Airbrushing with Citadel/Reaper/etc... Paint Question...

MPJ

New member
OK, so I'm on a short break from minis since I've become inspired to assemble and paint a 1/570 scale model of the Titanic I've had sitting around since 1976. Normally when I airbrush a model I don't prime first and this has always worked just fine with the Tamiya acrylic paints I mostly use and also with various enamels. However I had an excess of Chaos Black GW paint and needed some black for the display stand so I loaded it up into my airbrush and started spraying but what a mess it made. It came out of the airbrush just fine but was pretty much repelled by the plastic. After washing off the GW I loaded up the last of my Tamiya black and as expected it worked just fine. After I tried some Reaper paints through the brush, again it flowed fine but didn't adhere to the plastic (though not as bad as the GW paints).

So I guess my question is... What is the difference between these paint types that makes it so the 'mini' paints don't airbrush directly onto the plastic? Will priming solve this problem? I have a Reaper color that would be perfect for the antifouling (below the waterline bit of the hull), I'm having a heck of a time finding the right color in another paint and I'm trying to be as accurate as possible with my colors.

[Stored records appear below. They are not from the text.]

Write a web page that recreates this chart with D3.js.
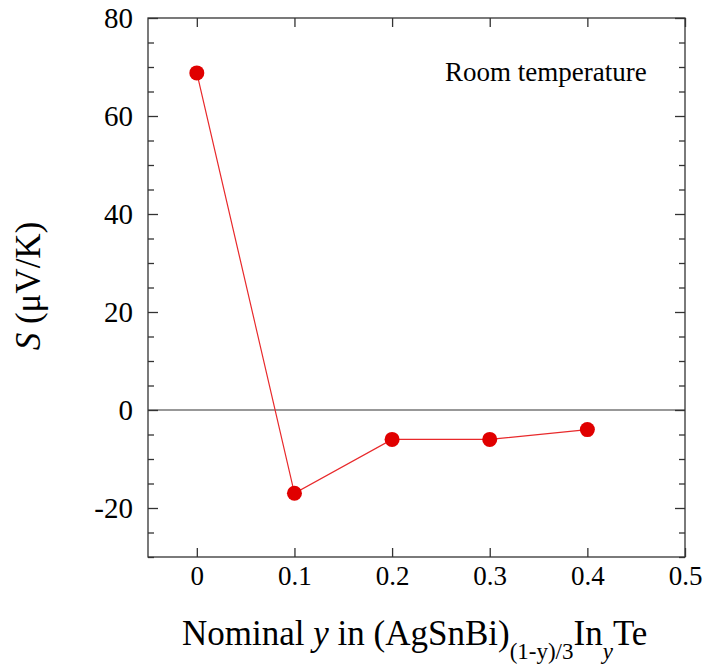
<!DOCTYPE html>
<html><head><meta charset="utf-8">
<script src="https://cdn.jsdelivr.net/npm/d3@7"></script>
<style>
body{margin:0;background:#fff}
svg text{font-family:"Liberation Serif","Times New Roman",serif !important;}
</style>
</head><body>
<script>
const xValues = [0, 0.1, 0.2, 0.3, 0.4];
const sValues = [68.8, -17, -6, -6, -4];
const xTicks = [0, 0.1, 0.2, 0.3, 0.4, 0.5];
const yTicks = [-20, 0, 20, 40, 60, 80];
const yMinorTicks = d3.range(-30, 81, 5);

(function(){
const W = 705, H = 669;
const m = {l:148, r:685, t:18, b:557};
const svg = d3.select("body").append("svg").attr("width", W).attr("height", H);
const x = d3.scaleLinear().domain([-0.05, 0.5]).range([m.l, m.r]);
const y = d3.scaleLinear().domain([-30, 80]).range([m.b, m.t]);
const font = "Liberation Serif, serif";
const axc = "#333";

svg.append("rect").attr("x", m.l).attr("y", m.t).attr("width", m.r - m.l).attr("height", m.b - m.t)
  .attr("fill", "none").attr("stroke", axc).attr("stroke-width", 1.3);

const fmtX = d => d === 0 ? "0" : d3.format(".1f")(d);
const fmtY = d => String(d);
const minorVals = yMinorTicks.filter(v => !yTicks.includes(v));
const axBottom = d3.axisBottom(x).tickValues(xTicks).tickSize(-9).tickFormat(fmtX).tickPadding(12);
const axTop = d3.axisTop(x).tickValues(xTicks).tickSize(-9).tickFormat("");
const axLeft = d3.axisLeft(y).tickValues(yTicks).tickSize(-10).tickFormat(fmtY).tickPadding(15);
const axRight = d3.axisRight(y).tickValues(yTicks).tickSize(-10).tickFormat("");
const axLeftMinor = d3.axisLeft(y).tickValues(minorVals).tickSize(-6).tickFormat("");
const axRightMinor = d3.axisRight(y).tickValues(minorVals).tickSize(-6).tickFormat("");

function style(size){
  return g => {
    g.attr("font-family", font);
    g.select(".domain").remove();
    g.selectAll(".tick line").attr("stroke", axc).attr("stroke-width", 1.3);
    g.selectAll(".tick text").attr("font-size", size).attr("fill", "#000");
  };
}
svg.append("g").attr("transform", `translate(0,${m.b})`).call(axBottom).call(style(27))
  .selectAll(".tick text").attr("dy", null).attr("y", 28);
svg.append("g").attr("transform", `translate(0,${m.t})`).call(axTop).call(style(27));
svg.append("g").attr("transform", `translate(${m.l},0)`).call(axLeft).call(style(29));
svg.append("g").attr("transform", `translate(${m.r},0)`).call(axRight).call(style(29));
svg.append("g").attr("transform", `translate(${m.l},0)`).call(axLeftMinor).call(style(29));
svg.append("g").attr("transform", `translate(${m.r},0)`).call(axRightMinor).call(style(29));

svg.append("line").attr("x1", m.l).attr("x2", m.r).attr("y1", y(0)).attr("y2", y(0))
  .attr("stroke", axc).attr("stroke-width", 1.2);

const data = xValues.map((v, i) => ({x: v, s: sValues[i]}));
svg.append("path").datum(data)
  .attr("d", d3.line().x(d => x(d.x)).y(d => y(d.s)))
  .attr("fill", "none").attr("stroke", "#e8292b").attr("stroke-width", 1.2);
svg.selectAll("circle.pt").data(data).enter().append("circle")
  .attr("cx", d => x(d.x)).attr("cy", d => y(d.s)).attr("r", 7.5).attr("fill", "#e00000");

svg.append("text").attr("x", 445).attr("y", 81).attr("font-size", 27)
  .text("Room temperature");

const yl = svg.append("text").attr("transform", "translate(40,286) rotate(-90)")
  .attr("text-anchor", "middle").attr("font-size", 35);
yl.append("tspan").attr("font-style", "italic").text("S");
yl.append("tspan").text(" (μV/K)");

const xl = svg.append("text").attr("x", 182).attr("y", 645).attr("font-size", 35);
xl.append("tspan").text("Nominal ");
xl.append("tspan").attr("font-style", "italic").text("y");
xl.append("tspan").text(" in (AgSnBi)");
xl.append("tspan").attr("font-size", 23).attr("dy", 14).text("(1-y)/3");
xl.append("tspan").attr("dy", -14).text("In");
xl.append("tspan").attr("font-size", 23).attr("font-style", "italic").attr("dy", 14).text("y");
xl.append("tspan").attr("dy", -14).text("Te");
})();
</script>
</body></html>
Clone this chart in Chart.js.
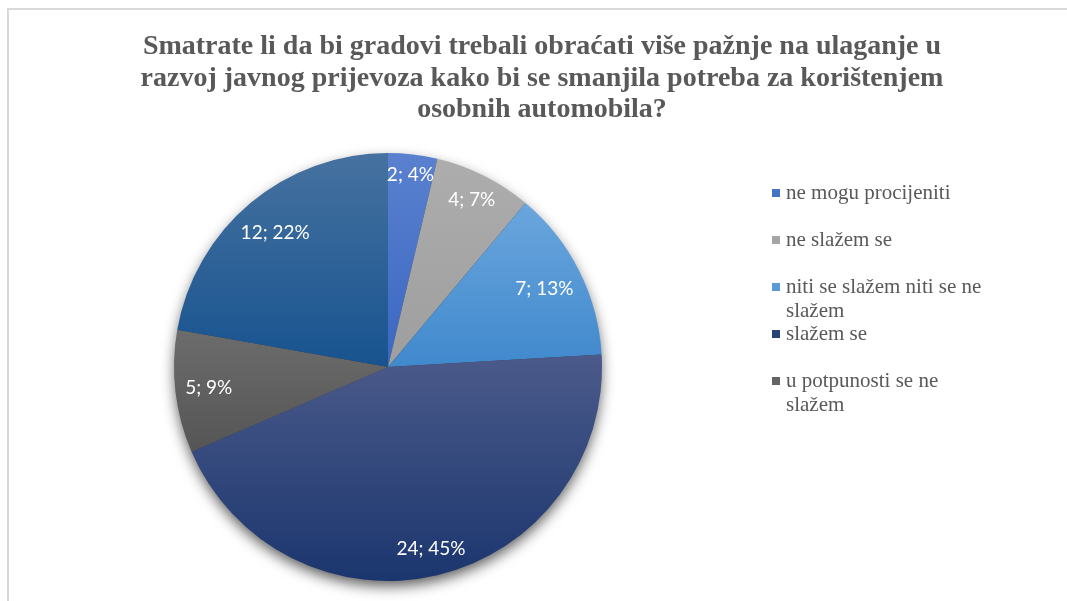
<!DOCTYPE html>
<html lang="hr">
<head>
<meta charset="utf-8">
<title>Javni prijevoz</title>
<script src="https://cdn.jsdelivr.net/npm/chart.js@4.4.4/dist/chart.umd.min.js"></script>
<style>
  html, body { margin: 0; padding: 0; background: #fff; overflow: hidden; }
  #wrap { position: absolute; left: 0; top: 0; width: 1067px; height: 601px; }
  .frame {
    position: absolute; left: 7px; top: 8px; right: 0; bottom: 0;
    border-top: 2px solid #d9d9d9; border-left: 2px solid #d9d9d9;
    pointer-events: none;
  }
</style>
</head>
<body>
<div id="wrap"><canvas id="pie"></canvas></div>
<div class="frame"></div>
<script>
const titleLines = [
  'Smatrate li da bi gradovi trebali obraćati više pažnje na ulaganje u',
  'razvoj javnog prijevoza kako bi se smanjila potreba za korištenjem',
  'osobnih automobila?'
];
const categories = [
  'ne mogu procijeniti',
  'ne slažem se',
  'niti se slažem niti se ne slažem',
  'slažem se',
  'u potpunosti se ne slažem',
  'u potpunosti se slažem'
];
const counts = [2, 4, 7, 24, 5, 12];
const percents = [4, 7, 13, 45, 9, 22];

// office-like palette, each slice fades from a lighter top to a darker bottom
const baseColors = ['#4472c4', '#a5a5a5', '#5b9bd5', '#264478', '#636363', '#255e91'];
const topColors = ['#5a81cf', '#adadad', '#6ba6dd', '#4b5a8a', '#6c6c6c', '#4672a0'];
const bottomColors = ['#3a67c2', '#9e9e9e', '#4089cd', '#1b366e', '#555555', '#17538f'];

const TEXT_GREY = '#595959';

function sliceGradient(context) {
  const i = context.dataIndex;
  const chart = context.chart;
  const area = chart.chartArea;
  if (!area || !area.width) return baseColors[i];
  const cx = (area.left + area.right) / 2;
  const cy = (area.top + area.bottom) / 2;
  const r = Math.min(area.width, area.height) / 2;
  const total = counts.reduce((a, b) => a + b, 0);
  let before = 0;
  for (let k = 0; k < i; k++) before += counts[k];
  const a0 = before / total * Math.PI * 2;
  const a1 = (before + counts[i]) / total * Math.PI * 2;
  const ys = [cy, cy - r * Math.cos(a0), cy - r * Math.cos(a1)];
  if (a0 <= 0 || a1 >= Math.PI * 2 - 1e-9) ys.push(cy - r);
  if (a0 < Math.PI && a1 > Math.PI) ys.push(cy + r);
  const y0 = Math.min(...ys), y1 = Math.max(...ys);
  const g = chart.ctx.createLinearGradient(0, y0, 0, y1);
  g.addColorStop(0, topColors[i]);
  g.addColorStop(1, bottomColors[i]);
  return g;
}

const pieShadow = {
  id: 'pieShadow',
  beforeDatasetsDraw(chart) {
    const arc = chart.getDatasetMeta(0).data[0];
    if (!arc) return;
    const { x, y, outerRadius } = arc.getProps(['x', 'y', 'outerRadius'], true);
    const ctx = chart.ctx;
    ctx.save();
    ctx.shadowColor = 'rgba(0,0,0,0.65)';
    ctx.shadowBlur = 14;
    ctx.shadowOffsetY = 6;
    ctx.beginPath();
    ctx.arc(x, y, outerRadius - 1, 0, Math.PI * 2);
    ctx.fillStyle = '#3a3a3a';
    ctx.fill();
    ctx.restore();
  }
};

// "count; percent" inside each slice, pushed out until its box nearly touches the rim
const sliceLabels = {
  id: 'sliceLabels',
  afterDatasetsDraw(chart) {
    const ctx = chart.ctx;
    const meta = chart.getDatasetMeta(0);
    ctx.save();
    ctx.font = '19px Lato, "Open Sans", sans-serif';
    ctx.fillStyle = '#ffffff';
    ctx.textAlign = 'center';
    ctx.textBaseline = 'middle';
    meta.data.forEach((arc, i) => {
      const p = arc.getProps(['x', 'y', 'startAngle', 'endAngle', 'outerRadius'], true);
      const text = counts[i] + '; ' + percents[i] + '%';
      const hw = ctx.measureText(text).width / 2;
      const hh = 8;
      const mid = (p.startAngle + p.endAngle) / 2;
      const ux = Math.cos(mid), uy = Math.sin(mid);
      const limit = p.outerRadius - 9;
      let d = limit;
      while (d > 0) {
        const cxr = d * ux + Math.sign(ux) * hw;
        const cyr = d * uy + Math.sign(uy) * hh;
        if (Math.hypot(cxr, cyr) <= limit) break;
        d -= 0.5;
      }
      ctx.fillText(text, p.x + d * ux, p.y + d * uy);
    });
    ctx.restore();
  }
};

const titleAndLegend = {
  id: 'titleAndLegend',
  afterDraw(chart) {
    const ctx = chart.ctx;
    ctx.save();
    ctx.fillStyle = TEXT_GREY;
    ctx.textAlign = 'center';
    ctx.textBaseline = 'middle';
    ctx.font = 'bold 28px "Liberation Serif", "Times New Roman", serif';
    titleLines.forEach((line, k) => ctx.fillText(line, 542, 47 + k * 31.5));

    // legend on the right, wrapped at a fixed width; entries that do not fit the box are dropped
    ctx.textAlign = 'left';
    ctx.font = '21px "Liberation Serif", "Times New Roman", serif';
    const boxBottom = 425, pitch = 47, lineH = 24, maxW = 206;
    let y = 193;
    categories.forEach((name, i) => {
      const words = name.split(' ');
      const lines = [];
      let cur = '';
      words.forEach(w => {
        const test = cur ? cur + ' ' + w : w;
        if (cur && ctx.measureText(test).width > maxW) { lines.push(cur); cur = w; }
        else cur = test;
      });
      lines.push(cur);
      if (y + (lines.length - 1) * lineH + 10 > boxBottom) { y += pitch; return; }
      ctx.fillStyle = baseColors[i];
      ctx.fillRect(772, y - 4, 8, 8);
      ctx.fillStyle = TEXT_GREY;
      lines.forEach((l, k) => ctx.fillText(l, 786, y + k * lineH));
      y += pitch;
    });
    ctx.restore();
  }
};

new Chart(document.getElementById('pie'), {
  type: 'pie',
  data: {
    labels: categories,
    datasets: [{
      data: counts,
      backgroundColor: sliceGradient,
      borderWidth: 0
    }]
  },
  options: {
    responsive: true,
    maintainAspectRatio: false,
    animation: false,
    layout: { padding: { left: 174, right: 465, top: 153, bottom: 20 } },
    plugins: {
      legend: { display: false },
      title: { display: false },
      tooltip: { enabled: false }
    }
  },
  plugins: [pieShadow, sliceLabels, titleAndLegend]
});
</script>
</body>
</html>
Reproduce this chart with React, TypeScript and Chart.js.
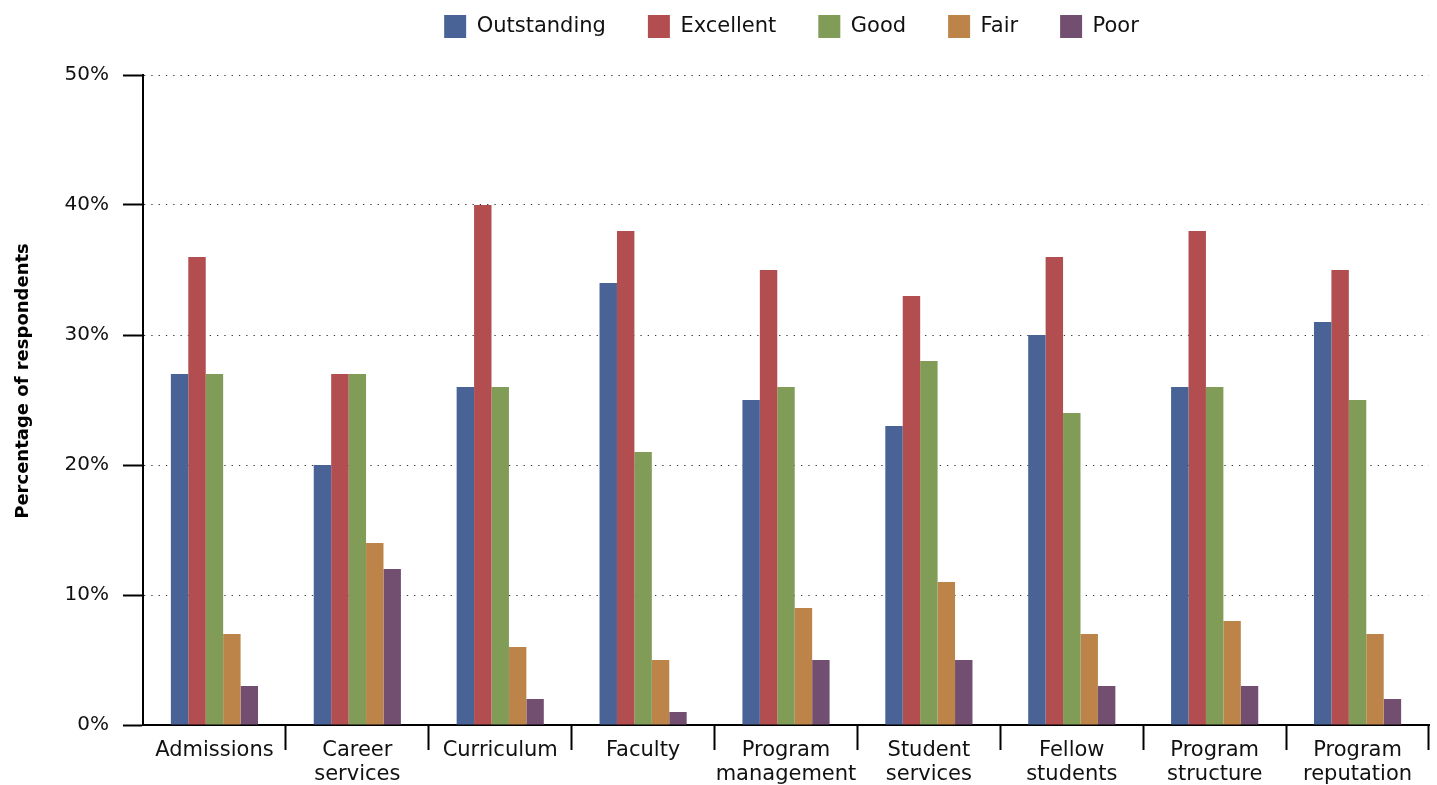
import React, { useEffect, useRef } from "react";
import { Chart, registerables } from "chart.js";

Chart.register(...registerables);

const categories: (string | string[])[] = [
  "Admissions",
  ["Career", "services"],
  "Curriculum",
  "Faculty",
  ["Program", "management"],
  ["Student", "services"],
  ["Fellow", "students"],
  ["Program", "structure"],
  ["Program", "reputation"],
];

const seriesNames = ["Outstanding", "Excellent", "Good", "Fair", "Poor"];
const seriesColors = ["#4a6396", "#b34e50", "#819c57", "#bd844a", "#724f71"];

const outstanding = [27, 20, 26, 34, 25, 23, 30, 26, 31];
const excellent = [36, 27, 40, 38, 35, 33, 36, 38, 35];
const good = [27, 27, 26, 21, 26, 28, 24, 26, 25];
const fair = [7, 14, 6, 5, 9, 11, 7, 8, 7];
const poor = [3, 12, 2, 1, 5, 5, 3, 3, 2];

const seriesValues = [outstanding, excellent, good, fair, poor];
const yTicks = [0, 10, 20, 30, 40, 50];
const yTitle = "Percentage of respondents";

const FONT = "'DejaVu Sans', sans-serif";

const layoutPlugin = {
  id: "layoutFix",
  beforeLayout(chart: any) {
    const lg = chart.legend;
    if (lg && !lg.__patched) {
      const orig = lg.fit.bind(lg);
      lg.fit = function () {
        orig();
        this.height = 102;
      };
      lg.__patched = true;
    }
  },
  afterLayout(chart: any) {
    const lg = chart.legend;
    if (lg) {
      lg.left += 77;
      lg.right += 77;
    }
  },
  afterDraw(chart: any) {
    const ctx = chart.ctx;
    ctx.save();
    ctx.translate(23, 381);
    ctx.rotate(-Math.PI / 2);
    ctx.font = `bold 18px ${FONT}`;
    ctx.fillStyle = "#000";
    ctx.textAlign = "center";
    ctx.textBaseline = "middle";
    ctx.fillText(yTitle, 0, 0);
    ctx.restore();
  },
};

export default function App() {
  const ref = useRef<HTMLCanvasElement | null>(null);
  useEffect(() => {
    if (!ref.current) return;
    const chart = new Chart(ref.current, {
      type: "bar",
      data: {
        labels: categories,
        datasets: seriesNames.map((name, i) => ({
          label: name,
          data: seriesValues[i],
          backgroundColor: seriesColors[i],
          borderWidth: 0,
          categoryPercentage: 0.61,
          barPercentage: 1,
        })),
      },
      plugins: [layoutPlugin],
      options: {
        animation: false,
        responsive: true,
        maintainAspectRatio: false,
        layout: { padding: { top: -27, right: 8, left: 0, bottom: 0 } },
        plugins: {
          tooltip: { enabled: false },
          legend: {
            position: "top",
            labels: {
              boxWidth: 22,
              boxHeight: 23,
              padding: 42,
              color: "#111",
              font: { family: FONT, size: 21 },
            },
          },
        },
        scales: {
          x: {
            grid: {
              offset: true,
              drawOnChartArea: false,
              drawTicks: true,
              tickLength: 25,
              tickWidth: 2,
              tickColor: (ctx: any) => (ctx.index === 0 ? "rgba(0,0,0,0)" : "#000"),
            },
            border: { display: true, color: "#000", width: 2 },
            ticks: {
              color: "#111",
              padding: -11,
              maxRotation: 0,
              autoSkip: false,
              font: { family: FONT, size: 21, lineHeight: 1.12 },
            },
            afterFit: (scale: any) => {
              scale.height = 60;
            },
          },
          y: {
            min: 0,
            max: 50,
            afterBuildTicks: (scale: any) => {
              scale.ticks = yTicks.map((v) => ({ value: v }));
            },
            grid: {
              color: "#333",
              lineWidth: 1,
              tickBorderDash: [],
              tickLength: 20,
              tickWidth: 2,
              tickColor: "#000",
            } as any,
            border: { display: true, color: "#000", width: 2, dash: [1.3, 6] } as any,
            ticks: {
              color: "#111",
              padding: 14,
              font: { family: FONT, size: 20 },
              callback: (v: any) => v + "%",
            },
            title: { display: false },
            afterFit: (scale: any) => {
              scale.width = 143;
            },
          },
        },
      } as any,
    });
    return () => chart.destroy();
  }, []);
  return (
    <div style={{ position: "absolute", left: 0, top: 0, width: 1437, height: 785, background: "#fff" }}>
      <canvas ref={ref} />
    </div>
  );
}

Side note: For those interested in historical color matching type stuff I found this website http://titanic-model.com/paint/ where I'm getting my color references and Reaper Master Series color Rust Brown seems about perfect for the antifouling mentioned above.
 

RuneBrush

New member
GW paints aren't designed to be applied directly to a model. Although they may adhere to some surfaces, even the minutest trace of grease/release agent will prevent them sticking. I've not used a Tamiya paint for years, but imagine that base isn't water like GW ones are.
 
Primer will help a little, but it sounds like your paint is coming from the airbrush too wet. It should come out like a mist. I've had this problem before. Try adjusting your airbrush so that it the paint comes out a bit "dryer". Also, if you're airbrushing too close, the paint will run. I thin my paints with either straight isopropyl alcohol or a mix of alcohol and golden airbrush additive. The alcohol will evaporate quicker than water. Just make sure you have proper ventilation or a mask. It takes a bit of tweaking and practice to get the correct settings and mix of paints to thinner appropriate for the airbrush. Good luck.
 

Einion

New member
MPJ said:
So I guess my question is... What is the difference between these paint types that makes it so the 'mini' paints don't airbrush directly onto the plastic?
The simplest answer here is that the Tamiya acrylics aren't like regular acrylics, they're formulated to work okay if applied to hard styrene plastic directly. And obviously the enamels are a completely different story.

MPJ said:
Will priming solve this problem?
Yep. You'd obviously have to be spraying them correctly (not too wet or whatever), but paint that would normally adhere fine if applied by brush will adhere fine if sprayed.

FWIW the colour of the anti-fouling paint should be easily achievable using nearly any palette - it's basically just a "brick red". At the simplest you could mix it from any bright mid-red, with blue, yellow and a little white. Some mixtures of red + grey would match too.